--- Start INFORMATION SHOWN ---

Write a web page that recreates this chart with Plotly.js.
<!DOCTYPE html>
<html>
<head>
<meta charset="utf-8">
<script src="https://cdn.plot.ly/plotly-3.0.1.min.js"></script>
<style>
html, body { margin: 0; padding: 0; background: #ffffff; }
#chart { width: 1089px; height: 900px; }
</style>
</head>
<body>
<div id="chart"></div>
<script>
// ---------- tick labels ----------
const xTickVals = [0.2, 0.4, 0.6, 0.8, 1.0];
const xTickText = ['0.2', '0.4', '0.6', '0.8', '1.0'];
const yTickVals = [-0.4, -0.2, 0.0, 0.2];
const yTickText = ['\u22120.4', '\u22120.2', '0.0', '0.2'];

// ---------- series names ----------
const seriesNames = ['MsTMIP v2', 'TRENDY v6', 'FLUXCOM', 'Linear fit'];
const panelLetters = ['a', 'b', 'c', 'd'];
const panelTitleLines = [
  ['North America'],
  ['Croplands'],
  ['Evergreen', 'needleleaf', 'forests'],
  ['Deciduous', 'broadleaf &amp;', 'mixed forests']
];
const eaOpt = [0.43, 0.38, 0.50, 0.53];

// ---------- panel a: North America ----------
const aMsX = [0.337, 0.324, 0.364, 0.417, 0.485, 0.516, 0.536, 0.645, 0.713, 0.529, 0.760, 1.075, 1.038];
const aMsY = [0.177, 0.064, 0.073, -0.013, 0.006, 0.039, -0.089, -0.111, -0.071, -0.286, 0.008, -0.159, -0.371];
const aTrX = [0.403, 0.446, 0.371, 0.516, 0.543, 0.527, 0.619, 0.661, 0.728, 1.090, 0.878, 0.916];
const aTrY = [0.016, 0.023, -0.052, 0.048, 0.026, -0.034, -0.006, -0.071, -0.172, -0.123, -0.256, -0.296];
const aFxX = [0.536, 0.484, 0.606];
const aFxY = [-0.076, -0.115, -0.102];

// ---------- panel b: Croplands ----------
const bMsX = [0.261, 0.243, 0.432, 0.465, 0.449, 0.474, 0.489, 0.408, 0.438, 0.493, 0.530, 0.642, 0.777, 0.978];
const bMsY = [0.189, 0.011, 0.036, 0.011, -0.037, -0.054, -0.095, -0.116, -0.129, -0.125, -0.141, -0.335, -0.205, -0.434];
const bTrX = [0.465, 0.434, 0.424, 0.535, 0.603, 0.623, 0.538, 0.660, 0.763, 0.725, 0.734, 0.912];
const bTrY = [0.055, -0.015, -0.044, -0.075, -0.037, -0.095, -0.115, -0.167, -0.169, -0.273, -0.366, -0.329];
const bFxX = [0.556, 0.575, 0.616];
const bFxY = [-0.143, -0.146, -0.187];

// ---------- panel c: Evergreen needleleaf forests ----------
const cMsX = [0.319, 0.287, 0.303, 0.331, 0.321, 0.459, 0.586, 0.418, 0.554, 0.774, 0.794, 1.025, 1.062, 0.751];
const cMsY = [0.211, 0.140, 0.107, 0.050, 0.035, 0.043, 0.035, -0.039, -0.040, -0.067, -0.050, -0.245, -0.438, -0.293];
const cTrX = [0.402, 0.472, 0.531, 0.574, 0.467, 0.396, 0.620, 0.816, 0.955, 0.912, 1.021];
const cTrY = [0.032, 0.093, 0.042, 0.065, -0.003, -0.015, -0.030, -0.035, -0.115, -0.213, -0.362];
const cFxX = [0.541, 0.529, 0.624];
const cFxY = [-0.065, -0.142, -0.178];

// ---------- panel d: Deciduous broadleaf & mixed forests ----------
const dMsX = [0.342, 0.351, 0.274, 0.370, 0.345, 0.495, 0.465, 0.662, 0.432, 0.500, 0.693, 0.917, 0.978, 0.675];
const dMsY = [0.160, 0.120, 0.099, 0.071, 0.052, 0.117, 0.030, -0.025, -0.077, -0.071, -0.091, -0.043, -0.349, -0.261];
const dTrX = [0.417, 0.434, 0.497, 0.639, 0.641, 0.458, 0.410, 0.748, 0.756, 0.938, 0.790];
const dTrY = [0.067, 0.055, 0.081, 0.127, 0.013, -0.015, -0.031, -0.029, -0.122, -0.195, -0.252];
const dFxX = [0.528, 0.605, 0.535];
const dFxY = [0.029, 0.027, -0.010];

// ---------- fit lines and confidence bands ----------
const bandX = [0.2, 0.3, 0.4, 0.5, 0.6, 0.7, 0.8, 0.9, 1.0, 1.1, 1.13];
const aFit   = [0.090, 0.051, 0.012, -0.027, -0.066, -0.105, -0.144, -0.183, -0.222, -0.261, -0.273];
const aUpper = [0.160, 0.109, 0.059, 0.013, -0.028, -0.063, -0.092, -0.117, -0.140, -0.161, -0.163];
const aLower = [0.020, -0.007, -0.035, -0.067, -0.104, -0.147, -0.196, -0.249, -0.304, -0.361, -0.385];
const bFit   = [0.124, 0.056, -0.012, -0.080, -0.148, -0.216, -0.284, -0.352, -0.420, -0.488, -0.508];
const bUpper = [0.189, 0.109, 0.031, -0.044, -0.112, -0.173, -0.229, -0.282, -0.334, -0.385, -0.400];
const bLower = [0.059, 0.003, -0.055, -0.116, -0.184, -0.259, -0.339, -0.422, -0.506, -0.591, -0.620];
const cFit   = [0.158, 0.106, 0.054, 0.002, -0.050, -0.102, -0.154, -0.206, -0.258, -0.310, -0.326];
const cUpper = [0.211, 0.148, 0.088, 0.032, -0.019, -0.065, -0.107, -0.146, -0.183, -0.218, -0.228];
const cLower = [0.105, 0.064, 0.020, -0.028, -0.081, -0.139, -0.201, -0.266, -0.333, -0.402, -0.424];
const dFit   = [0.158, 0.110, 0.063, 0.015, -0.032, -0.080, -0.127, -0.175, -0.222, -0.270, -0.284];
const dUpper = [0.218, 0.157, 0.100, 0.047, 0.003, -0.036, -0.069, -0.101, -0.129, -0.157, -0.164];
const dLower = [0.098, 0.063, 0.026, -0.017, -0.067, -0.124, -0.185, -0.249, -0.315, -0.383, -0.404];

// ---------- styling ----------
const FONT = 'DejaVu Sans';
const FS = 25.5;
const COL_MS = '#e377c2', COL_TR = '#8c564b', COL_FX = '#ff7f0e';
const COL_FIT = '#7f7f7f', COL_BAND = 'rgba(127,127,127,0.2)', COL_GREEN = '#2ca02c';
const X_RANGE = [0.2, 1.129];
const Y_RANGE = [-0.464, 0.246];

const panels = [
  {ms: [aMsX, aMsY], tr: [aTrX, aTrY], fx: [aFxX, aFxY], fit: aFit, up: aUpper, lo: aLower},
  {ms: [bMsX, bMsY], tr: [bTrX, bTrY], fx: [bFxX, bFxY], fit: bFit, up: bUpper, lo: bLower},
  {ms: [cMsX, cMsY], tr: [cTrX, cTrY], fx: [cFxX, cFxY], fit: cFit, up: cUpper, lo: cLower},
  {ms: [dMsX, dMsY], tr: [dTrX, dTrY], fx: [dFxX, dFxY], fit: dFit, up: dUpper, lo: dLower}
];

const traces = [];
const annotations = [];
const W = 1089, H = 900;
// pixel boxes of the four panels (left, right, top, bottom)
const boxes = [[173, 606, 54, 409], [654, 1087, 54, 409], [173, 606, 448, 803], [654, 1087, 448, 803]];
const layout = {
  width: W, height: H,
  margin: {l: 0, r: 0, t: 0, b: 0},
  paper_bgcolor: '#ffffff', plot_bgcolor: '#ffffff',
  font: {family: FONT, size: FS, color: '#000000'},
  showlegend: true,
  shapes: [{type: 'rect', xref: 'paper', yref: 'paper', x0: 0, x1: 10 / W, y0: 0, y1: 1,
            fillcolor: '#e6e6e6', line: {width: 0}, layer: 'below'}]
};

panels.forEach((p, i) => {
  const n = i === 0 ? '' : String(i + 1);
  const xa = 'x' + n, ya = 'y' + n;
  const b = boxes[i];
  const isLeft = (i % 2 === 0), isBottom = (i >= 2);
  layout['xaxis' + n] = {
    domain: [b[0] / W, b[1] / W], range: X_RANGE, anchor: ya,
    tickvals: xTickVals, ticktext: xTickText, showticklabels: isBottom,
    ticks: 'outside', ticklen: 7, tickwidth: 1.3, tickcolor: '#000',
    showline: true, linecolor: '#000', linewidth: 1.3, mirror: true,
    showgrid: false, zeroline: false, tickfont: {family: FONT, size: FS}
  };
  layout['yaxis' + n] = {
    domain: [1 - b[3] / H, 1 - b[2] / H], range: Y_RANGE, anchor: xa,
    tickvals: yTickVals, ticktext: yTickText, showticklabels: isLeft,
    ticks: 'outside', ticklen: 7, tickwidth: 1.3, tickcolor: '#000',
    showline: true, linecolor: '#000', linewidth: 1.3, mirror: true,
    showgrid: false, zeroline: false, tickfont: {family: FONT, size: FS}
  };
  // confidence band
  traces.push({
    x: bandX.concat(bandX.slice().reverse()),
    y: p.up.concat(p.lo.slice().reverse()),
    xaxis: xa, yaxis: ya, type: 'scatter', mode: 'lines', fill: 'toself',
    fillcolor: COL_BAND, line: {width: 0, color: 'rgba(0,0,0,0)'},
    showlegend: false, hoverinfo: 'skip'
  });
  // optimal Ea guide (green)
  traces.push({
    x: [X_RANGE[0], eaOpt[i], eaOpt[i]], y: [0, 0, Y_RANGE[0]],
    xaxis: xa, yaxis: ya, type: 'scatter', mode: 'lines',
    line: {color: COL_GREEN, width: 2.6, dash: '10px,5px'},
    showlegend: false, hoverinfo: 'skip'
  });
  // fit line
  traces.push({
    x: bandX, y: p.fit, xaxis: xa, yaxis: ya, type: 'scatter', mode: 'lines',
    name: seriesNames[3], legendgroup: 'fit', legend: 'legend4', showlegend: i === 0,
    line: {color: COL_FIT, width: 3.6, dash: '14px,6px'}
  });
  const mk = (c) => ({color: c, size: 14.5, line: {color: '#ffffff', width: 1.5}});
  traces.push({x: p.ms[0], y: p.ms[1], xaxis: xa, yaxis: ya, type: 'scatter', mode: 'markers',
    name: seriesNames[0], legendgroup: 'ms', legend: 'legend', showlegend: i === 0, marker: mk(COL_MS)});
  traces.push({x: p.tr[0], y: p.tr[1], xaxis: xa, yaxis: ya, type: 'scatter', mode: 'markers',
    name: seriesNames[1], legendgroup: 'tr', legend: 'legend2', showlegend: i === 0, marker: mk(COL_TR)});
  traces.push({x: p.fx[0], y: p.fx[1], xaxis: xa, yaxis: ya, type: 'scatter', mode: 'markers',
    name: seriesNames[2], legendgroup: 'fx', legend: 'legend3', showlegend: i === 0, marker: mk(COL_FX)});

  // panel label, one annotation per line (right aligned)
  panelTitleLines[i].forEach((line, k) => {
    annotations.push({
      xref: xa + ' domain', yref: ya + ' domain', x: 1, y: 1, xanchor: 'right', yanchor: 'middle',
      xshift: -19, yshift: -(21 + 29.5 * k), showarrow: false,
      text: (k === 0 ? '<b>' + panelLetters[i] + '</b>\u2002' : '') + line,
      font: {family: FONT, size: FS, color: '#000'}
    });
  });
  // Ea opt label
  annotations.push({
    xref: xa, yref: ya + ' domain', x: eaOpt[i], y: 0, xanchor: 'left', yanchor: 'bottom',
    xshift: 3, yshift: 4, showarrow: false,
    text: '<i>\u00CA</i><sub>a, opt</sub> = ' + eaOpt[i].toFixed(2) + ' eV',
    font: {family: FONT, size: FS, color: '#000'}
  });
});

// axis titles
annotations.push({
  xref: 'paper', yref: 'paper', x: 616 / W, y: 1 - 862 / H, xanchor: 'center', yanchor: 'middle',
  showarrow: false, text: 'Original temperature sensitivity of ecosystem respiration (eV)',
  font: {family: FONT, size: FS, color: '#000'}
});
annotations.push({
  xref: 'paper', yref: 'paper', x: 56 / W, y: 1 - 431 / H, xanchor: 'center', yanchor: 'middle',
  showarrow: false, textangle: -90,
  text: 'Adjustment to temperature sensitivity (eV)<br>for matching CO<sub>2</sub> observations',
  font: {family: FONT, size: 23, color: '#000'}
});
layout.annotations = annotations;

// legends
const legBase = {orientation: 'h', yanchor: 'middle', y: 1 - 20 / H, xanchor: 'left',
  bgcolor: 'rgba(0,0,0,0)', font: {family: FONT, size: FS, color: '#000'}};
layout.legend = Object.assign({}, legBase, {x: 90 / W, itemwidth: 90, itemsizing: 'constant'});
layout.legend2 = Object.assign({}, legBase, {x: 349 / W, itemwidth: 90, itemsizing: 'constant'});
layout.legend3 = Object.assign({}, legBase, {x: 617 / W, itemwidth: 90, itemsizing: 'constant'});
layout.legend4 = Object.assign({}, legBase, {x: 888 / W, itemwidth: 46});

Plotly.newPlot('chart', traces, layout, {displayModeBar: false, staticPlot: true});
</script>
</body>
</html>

--- End INFORMATION SHOWN ---

#### [WHAT NEEDS TO BE DONE]
Your task is to quote the lines above, beginning with the first and ending with the one that holds "const eaOpt = [0.43, 0.38, 0.50, 0.53];".

#### [WORKED ANSWER]
Write a web page that recreates this chart with Plotly.js.
<!DOCTYPE html>
<html>
<head>
<meta charset="utf-8">
<script src="https://cdn.plot.ly/plotly-3.0.1.min.js"></script>
<style>
html, body { margin: 0; padding: 0; background: #ffffff; }
#chart { width: 1089px; height: 900px; }
</style>
</head>
<body>
<div id="chart"></div>
<script>
// ---------- tick labels ----------
const xTickVals = [0.2, 0.4, 0.6, 0.8, 1.0];
const xTickText = ['0.2', '0.4', '0.6', '0.8', '1.0'];
const yTickVals = [-0.4, -0.2, 0.0, 0.2];
const yTickText = ['\u22120.4', '\u22120.2', '0.0', '0.2'];

// ---------- series names ----------
const seriesNames = ['MsTMIP v2', 'TRENDY v6', 'FLUXCOM', 'Linear fit'];
const panelLetters = ['a', 'b', 'c', 'd'];
const panelTitleLines = [
  ['North America'],
  ['Croplands'],
  ['Evergreen', 'needleleaf', 'forests'],
  ['Deciduous', 'broadleaf &amp;', 'mixed forests']
];
const eaOpt = [0.43, 0.38, 0.50, 0.53];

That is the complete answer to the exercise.